Todd and I picked up the Marsanne and Viogner as well as the Teroldego in his truck because they were only half tons each. A full ton of Barbera was not going to fit in his truck, so we had it delivered by the vineyard owner. We didn't really know what the plan was. We had a vague delivery time and no information on how it was going to arrive. We waited outside my house and then a large UHAUL arrived. Turns out he was delivering more than just our Barbera that day.
Dave, the vineyard owner showed up around noon ready to unload the bins, but we had no way of unloading them. Fortunately Dave was a really cool laid back guy and fortunately we had an empty half ton bin. So without a forklift the only thing we could do was transfer all the grapes by hand.
It was a very daunting task.
So Dave, Todd, his dad Bill and myself proceed to grab fistfuls of grapes out of the half ton bins and put them into 5 gallon buckets. Then we emptied the buckets into a 30 gallon brute on wheels and pushed the brute up the driveway towards the other halfton bin.
Another slight exaggeration of Todd's tall-ness and my tiny-ness (and he's hunching over!)
We had to hurry up and get the grapes out of the truck because Dave needed to deliver the remaining grapes to the other buyers. There were 10 bins in the truck and only 2 belonged to us. Dave's go-with-the-flow attitude really helped lower the stress of the situation.

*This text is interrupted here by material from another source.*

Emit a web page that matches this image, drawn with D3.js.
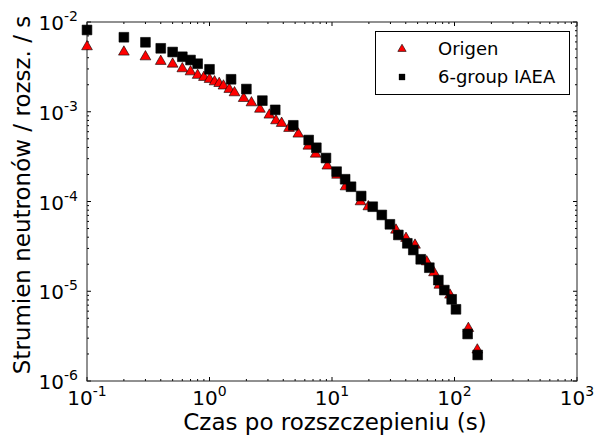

He saw we didn't have a forklift and just jumped in and helped move grapes.
Once all the grapes in the top bin had been transferred to the bin on my driveway, we dropped the bin we had just emptied onto the ground repeated the process by emptying the second bin into the first one.
We were just trying to get our grapes off the truck so that Dave could deliver the rest of the load. After an hour we had 2 bins full of grapes on my drive way, but the tank is in the back of the house so it took another hour to hand-transfer the grapes from the front of the house to the back garage. It was a massive leap-frog operation.
A pallet jack would have saved us. Turns out craigslist has them used for about $200.
Live and learn.
Forklifts are a little more expensive.